*Raw data*
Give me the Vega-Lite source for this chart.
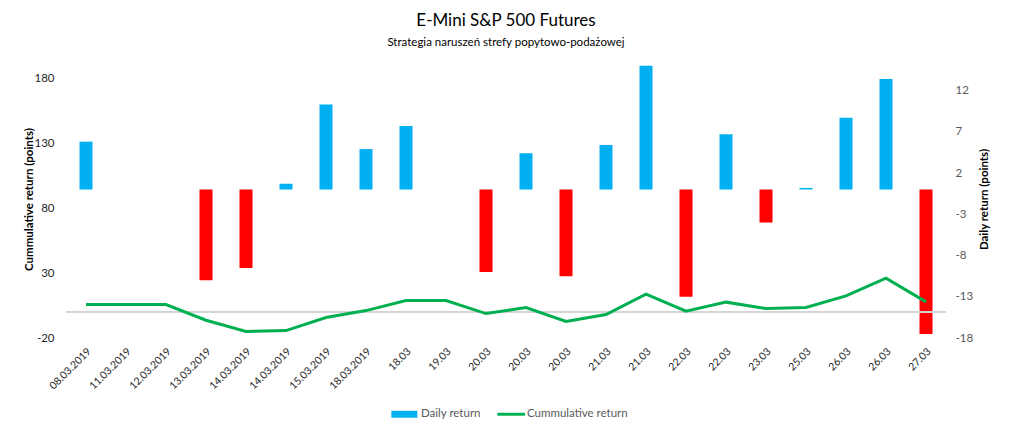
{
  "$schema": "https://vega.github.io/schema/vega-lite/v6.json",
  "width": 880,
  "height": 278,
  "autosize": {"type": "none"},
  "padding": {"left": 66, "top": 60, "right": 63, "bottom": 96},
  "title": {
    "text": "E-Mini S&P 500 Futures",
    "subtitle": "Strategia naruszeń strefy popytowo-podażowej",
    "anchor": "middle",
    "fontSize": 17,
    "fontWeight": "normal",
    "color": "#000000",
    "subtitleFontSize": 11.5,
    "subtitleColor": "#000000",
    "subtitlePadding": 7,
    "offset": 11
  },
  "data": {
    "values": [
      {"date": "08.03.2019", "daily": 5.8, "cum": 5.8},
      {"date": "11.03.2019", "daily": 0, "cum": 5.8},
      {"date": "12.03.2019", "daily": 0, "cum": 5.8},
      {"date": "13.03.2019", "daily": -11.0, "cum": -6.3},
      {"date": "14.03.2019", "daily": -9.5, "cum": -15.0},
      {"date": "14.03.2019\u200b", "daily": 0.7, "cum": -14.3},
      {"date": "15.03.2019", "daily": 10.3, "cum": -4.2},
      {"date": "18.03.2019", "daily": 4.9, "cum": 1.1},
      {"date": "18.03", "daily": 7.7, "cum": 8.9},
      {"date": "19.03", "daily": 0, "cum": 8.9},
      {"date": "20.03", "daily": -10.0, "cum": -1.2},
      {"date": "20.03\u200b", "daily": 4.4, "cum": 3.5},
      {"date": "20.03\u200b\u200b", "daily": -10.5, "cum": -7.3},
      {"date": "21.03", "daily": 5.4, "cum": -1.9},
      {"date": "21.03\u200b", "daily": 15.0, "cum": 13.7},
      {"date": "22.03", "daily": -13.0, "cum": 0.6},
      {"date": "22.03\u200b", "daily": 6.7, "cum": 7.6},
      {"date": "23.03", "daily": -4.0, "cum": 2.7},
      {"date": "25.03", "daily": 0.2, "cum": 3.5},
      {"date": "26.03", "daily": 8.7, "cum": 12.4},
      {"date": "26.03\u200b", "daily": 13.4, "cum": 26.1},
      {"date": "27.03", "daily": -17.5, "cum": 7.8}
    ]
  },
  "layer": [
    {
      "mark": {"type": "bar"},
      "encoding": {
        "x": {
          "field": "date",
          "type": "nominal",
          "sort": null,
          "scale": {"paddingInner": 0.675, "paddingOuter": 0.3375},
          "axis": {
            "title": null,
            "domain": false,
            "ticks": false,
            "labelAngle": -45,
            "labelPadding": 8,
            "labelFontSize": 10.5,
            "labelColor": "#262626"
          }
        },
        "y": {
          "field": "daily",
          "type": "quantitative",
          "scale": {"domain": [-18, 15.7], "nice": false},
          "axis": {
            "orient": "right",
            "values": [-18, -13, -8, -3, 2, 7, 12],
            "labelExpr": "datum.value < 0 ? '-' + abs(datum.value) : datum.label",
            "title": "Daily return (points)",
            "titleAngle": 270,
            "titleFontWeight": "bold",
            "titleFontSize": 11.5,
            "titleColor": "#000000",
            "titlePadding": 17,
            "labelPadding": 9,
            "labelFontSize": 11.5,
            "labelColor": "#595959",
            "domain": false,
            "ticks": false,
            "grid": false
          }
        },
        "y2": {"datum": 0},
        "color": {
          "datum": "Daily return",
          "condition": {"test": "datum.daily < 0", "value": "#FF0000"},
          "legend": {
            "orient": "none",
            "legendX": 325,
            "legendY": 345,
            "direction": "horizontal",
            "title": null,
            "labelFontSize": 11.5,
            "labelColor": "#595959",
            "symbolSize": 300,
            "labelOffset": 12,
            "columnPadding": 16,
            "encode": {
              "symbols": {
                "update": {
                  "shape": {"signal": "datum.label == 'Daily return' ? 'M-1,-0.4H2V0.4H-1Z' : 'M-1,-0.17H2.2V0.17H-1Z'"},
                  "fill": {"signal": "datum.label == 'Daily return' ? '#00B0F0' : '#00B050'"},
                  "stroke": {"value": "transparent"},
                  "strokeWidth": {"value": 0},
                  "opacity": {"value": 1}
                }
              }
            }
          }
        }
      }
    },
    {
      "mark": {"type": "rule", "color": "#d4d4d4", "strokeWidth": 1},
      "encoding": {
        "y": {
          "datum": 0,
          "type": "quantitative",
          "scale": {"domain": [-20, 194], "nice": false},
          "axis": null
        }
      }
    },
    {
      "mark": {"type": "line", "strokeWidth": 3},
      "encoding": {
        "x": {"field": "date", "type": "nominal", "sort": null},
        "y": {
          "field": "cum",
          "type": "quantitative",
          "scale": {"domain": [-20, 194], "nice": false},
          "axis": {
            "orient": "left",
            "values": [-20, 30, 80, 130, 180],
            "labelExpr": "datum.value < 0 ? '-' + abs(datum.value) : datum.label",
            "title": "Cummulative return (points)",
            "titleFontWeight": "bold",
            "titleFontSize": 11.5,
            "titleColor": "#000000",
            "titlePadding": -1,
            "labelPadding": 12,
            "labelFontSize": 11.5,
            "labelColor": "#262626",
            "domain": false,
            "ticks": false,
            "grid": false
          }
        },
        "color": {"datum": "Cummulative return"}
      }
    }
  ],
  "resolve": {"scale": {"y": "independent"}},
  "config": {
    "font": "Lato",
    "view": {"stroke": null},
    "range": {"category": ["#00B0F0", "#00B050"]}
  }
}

*Exercise details*
Copy the whole of the material above exactly, but not its images.

*Complete answer*
Give me the Vega-Lite source for this chart.
{
  "$schema": "https://vega.github.io/schema/vega-lite/v6.json",
  "width": 880,
  "height": 278,
  "autosize": {"type": "none"},
  "padding": {"left": 66, "top": 60, "right": 63, "bottom": 96},
  "title": {
    "text": "E-Mini S&P 500 Futures",
    "subtitle": "Strategia naruszeń strefy popytowo-podażowej",
    "anchor": "middle",
    "fontSize": 17,
    "fontWeight": "normal",
    "color": "#000000",
    "subtitleFontSize": 11.5,
    "subtitleColor": "#000000",
    "subtitlePadding": 7,
    "offset": 11
  },
  "data": {
    "values": [
      {"date": "08.03.2019", "daily": 5.8, "cum": 5.8},
      {"date": "11.03.2019", "daily": 0, "cum": 5.8},
      {"date": "12.03.2019", "daily": 0, "cum": 5.8},
      {"date": "13.03.2019", "daily": -11.0, "cum": -6.3},
      {"date": "14.03.2019", "daily": -9.5, "cum": -15.0},
      {"date": "14.03.2019\u200b", "daily": 0.7, "cum": -14.3},
      {"date": "15.03.2019", "daily": 10.3, "cum": -4.2},
      {"date": "18.03.2019", "daily": 4.9, "cum": 1.1},
      {"date": "18.03", "daily": 7.7, "cum": 8.9},
      {"date": "19.03", "daily": 0, "cum": 8.9},
      {"date": "20.03", "daily": -10.0, "cum": -1.2},
      {"date": "20.03\u200b", "daily": 4.4, "cum": 3.5},
      {"date": "20.03\u200b\u200b", "daily": -10.5, "cum": -7.3},
      {"date": "21.03", "daily": 5.4, "cum": -1.9},
      {"date": "21.03\u200b", "daily": 15.0, "cum": 13.7},
      {"date": "22.03", "daily": -13.0, "cum": 0.6},
      {"date": "22.03\u200b", "daily": 6.7, "cum": 7.6},
      {"date": "23.03", "daily": -4.0, "cum": 2.7},
      {"date": "25.03", "daily": 0.2, "cum": 3.5},
      {"date": "26.03", "daily": 8.7, "cum": 12.4},
      {"date": "26.03\u200b", "daily": 13.4, "cum": 26.1},
      {"date": "27.03", "daily": -17.5, "cum": 7.8}
    ]
  },
  "layer": [
    {
      "mark": {"type": "bar"},
      "encoding": {
        "x": {
          "field": "date",
          "type": "nominal",
          "sort": null,
          "scale": {"paddingInner": 0.675, "paddingOuter": 0.3375},
          "axis": {
            "title": null,
            "domain": false,
            "ticks": false,
            "labelAngle": -45,
            "labelPadding": 8,
            "labelFontSize": 10.5,
            "labelColor": "#262626"
          }
        },
        "y": {
          "field": "daily",
          "type": "quantitative",
          "scale": {"domain": [-18, 15.7], "nice": false},
          "axis": {
            "orient": "right",
            "values": [-18, -13, -8, -3, 2, 7, 12],
            "labelExpr": "datum.value < 0 ? '-' + abs(datum.value) : datum.label",
            "title": "Daily return (points)",
            "titleAngle": 270,
            "titleFontWeight": "bold",
            "titleFontSize": 11.5,
            "titleColor": "#000000",
            "titlePadding": 17,
            "labelPadding": 9,
            "labelFontSize": 11.5,
            "labelColor": "#595959",
            "domain": false,
            "ticks": false,
            "grid": false
          }
        },
        "y2": {"datum": 0},
        "color": {
          "datum": "Daily return",
          "condition": {"test": "datum.daily < 0", "value": "#FF0000"},
          "legend": {
            "orient": "none",
            "legendX": 325,
            "legendY": 345,
            "direction": "horizontal",
            "title": null,
            "labelFontSize": 11.5,
            "labelColor": "#595959",
            "symbolSize": 300,
            "labelOffset": 12,
            "columnPadding": 16,
            "encode": {
              "symbols": {
                "update": {
                  "shape": {"signal": "datum.label == 'Daily return' ? 'M-1,-0.4H2V0.4H-1Z' : 'M-1,-0.17H2.2V0.17H-1Z'"},
                  "fill": {"signal": "datum.label == 'Daily return' ? '#00B0F0' : '#00B050'"},
                  "stroke": {"value": "transparent"},
                  "strokeWidth": {"value": 0},
                  "opacity": {"value": 1}
                }
              }
            }
          }
        }
      }
    },
    {
      "mark": {"type": "rule", "color": "#d4d4d4", "strokeWidth": 1},
      "encoding": {
        "y": {
          "datum": 0,
          "type": "quantitative",
          "scale": {"domain": [-20, 194], "nice": false},
          "axis": null
        }
      }
    },
    {
      "mark": {"type": "line", "strokeWidth": 3},
      "encoding": {
        "x": {"field": "date", "type": "nominal", "sort": null},
        "y": {
          "field": "cum",
          "type": "quantitative",
          "scale": {"domain": [-20, 194], "nice": false},
          "axis": {
            "orient": "left",
            "values": [-20, 30, 80, 130, 180],
            "labelExpr": "datum.value < 0 ? '-' + abs(datum.value) : datum.label",
            "title": "Cummulative return (points)",
            "titleFontWeight": "bold",
            "titleFontSize": 11.5,
            "titleColor": "#000000",
            "titlePadding": -1,
            "labelPadding": 12,
            "labelFontSize": 11.5,
            "labelColor": "#262626",
            "domain": false,
            "ticks": false,
            "grid": false
          }
        },
        "color": {"datum": "Cummulative return"}
      }
    }
  ],
  "resolve": {"scale": {"y": "independent"}},
  "config": {
    "font": "Lato",
    "view": {"stroke": null},
    "range": {"category": ["#00B0F0", "#00B050"]}
  }
}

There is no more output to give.